C’est la même jurisprudence pour une battue de chasse ou la présence d’un ou plusieurs chiens de protection assurant la sécurité d’un troupeau. Sur un chemin relevant du domaine privé, si un arbre tombe sur un passant, si le chemin s’affaisse au passage d’un groupe de coureurs, c’est la responsabilité du propriétaire, ou du gestionnaire en cas de convention de passage, qui est quasiment automatiquement engagée.
Aucun accident n’est prévisible, mais les conditions de déroulement de l’activité sont primordiales pour la sécurité des pratiquants.
Le partage de la responsabilité avec les pratiquants est simple : il est basé sur l’acceptation des risques. Mais, pour qu’ils soient acceptés, il faut qu’ils soient connus. Il est donc très important pour le gestionnaire du sentier d’informer sur les risques, notamment sur les sentiers engagés en montagne, ou en bord de littoral, où les affaissements de sol et les ruptures de continuité sont fréquentes. En clair, en cas d’accident, surtout mortel, le juge va regarder si l’information est bien diffusée par tous moyens adaptés aux circonstances, afin de reporter toute ou partie de la responsabilité sur le seul pratiquant. Bien sûr, si le pratiquant a un accident en dehors de tout site aménagé, de tout sentier balisé, sur un lieu non dédié par une initiative publique à la pratique du sport, seule sa responsabilité personnelle est engagée.
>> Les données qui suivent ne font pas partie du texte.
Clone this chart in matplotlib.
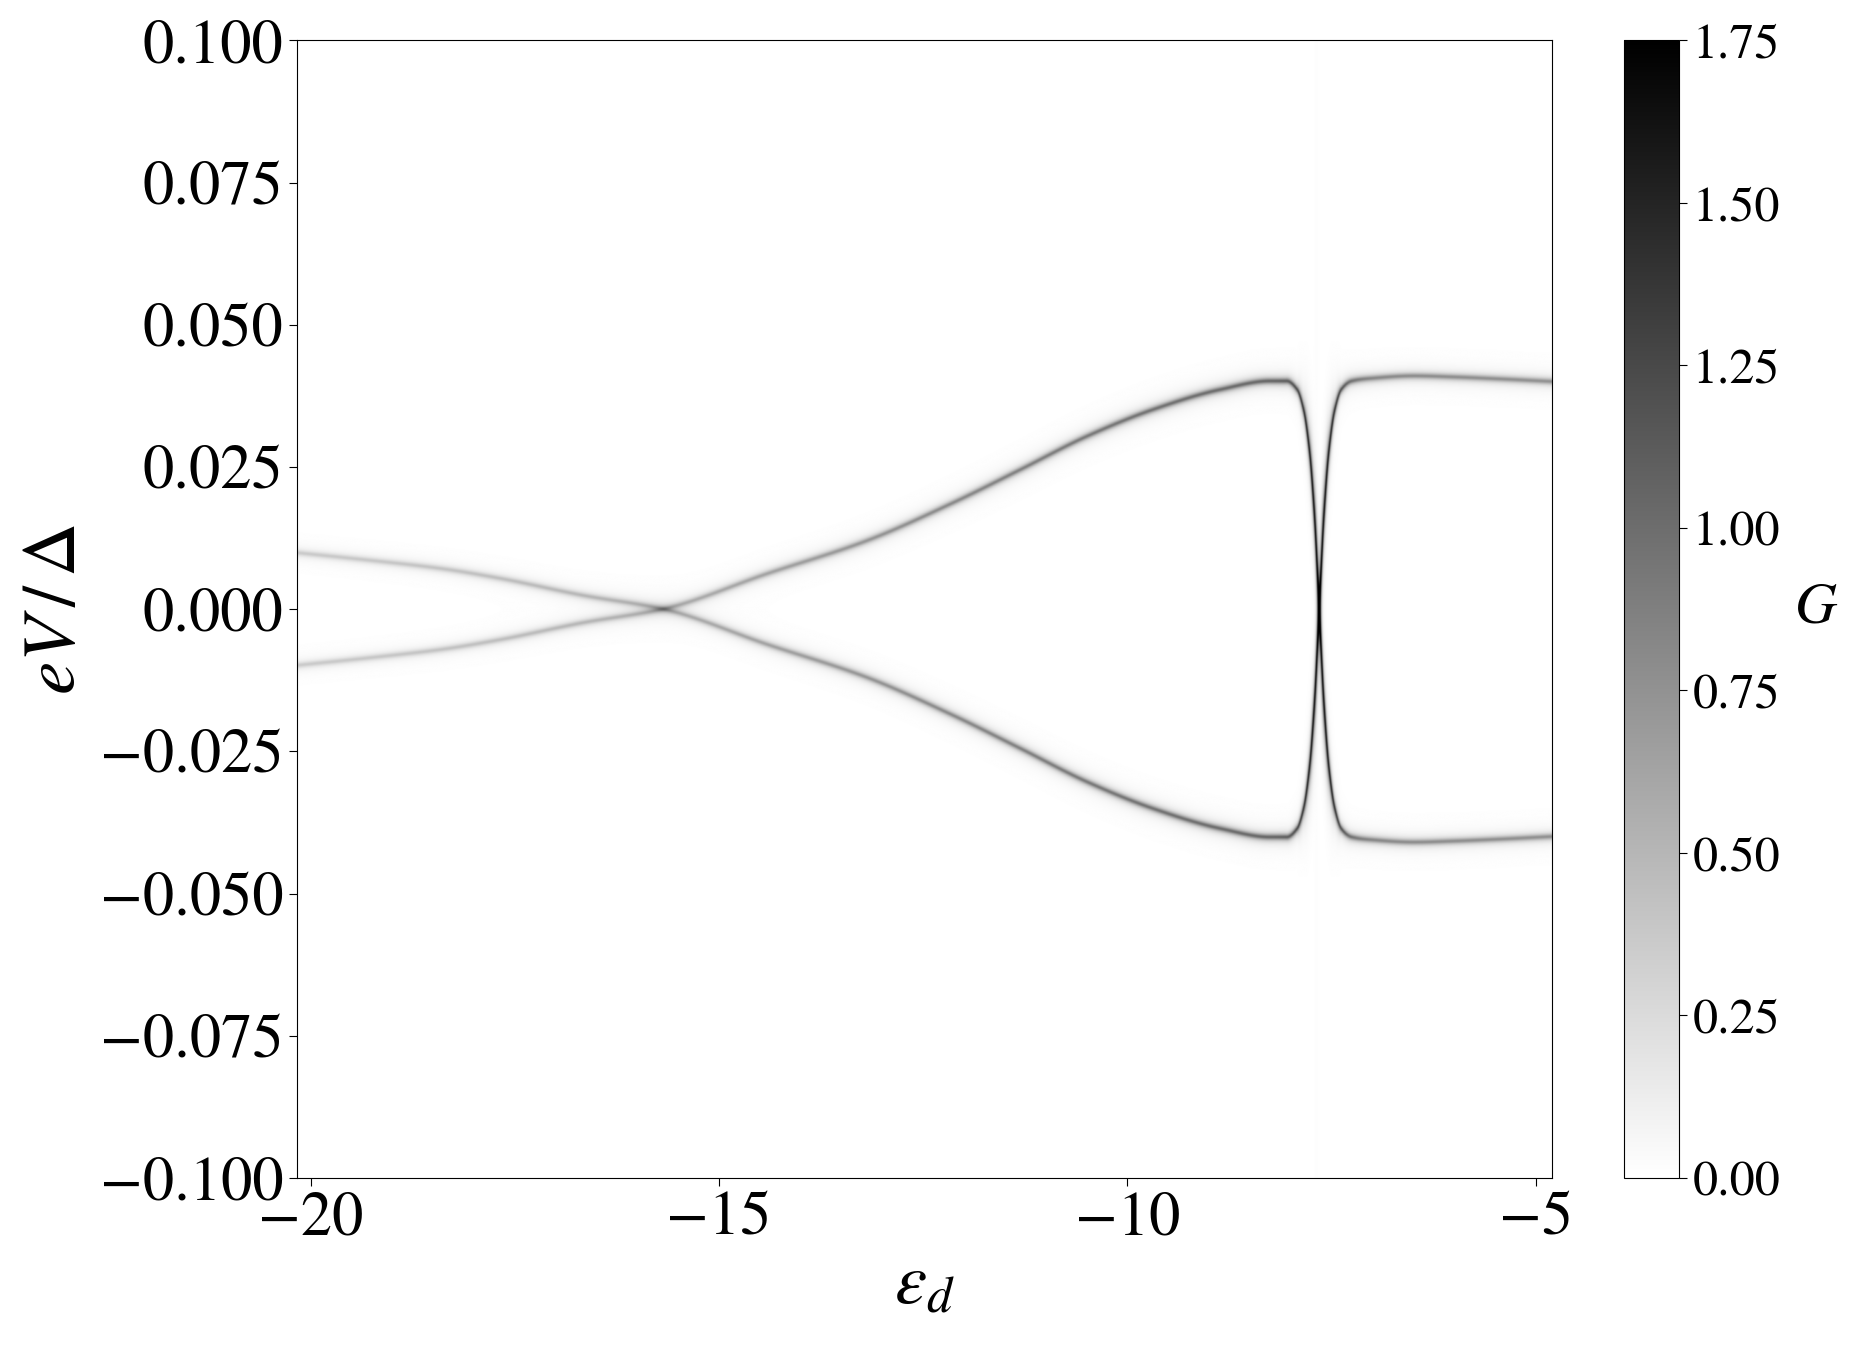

Les traileurs, surtout néophytes, ont vraiment tout intérêt à choisir des sentiers référencés et balisés, en particulier ceux des espaces trails qui garantissent diversité et attractivité.
Il faut toujours être attentif aux informations apposées aux divers accès, sans suivre aveuglement les traces GPX téléchargés sur des sites non officiels qui ne tiennent pas toujours compte des incidents pouvant être intervenus sur le terrain. Sans omettre d’adapter son choix de parcours à son niveau physique et technique du moment.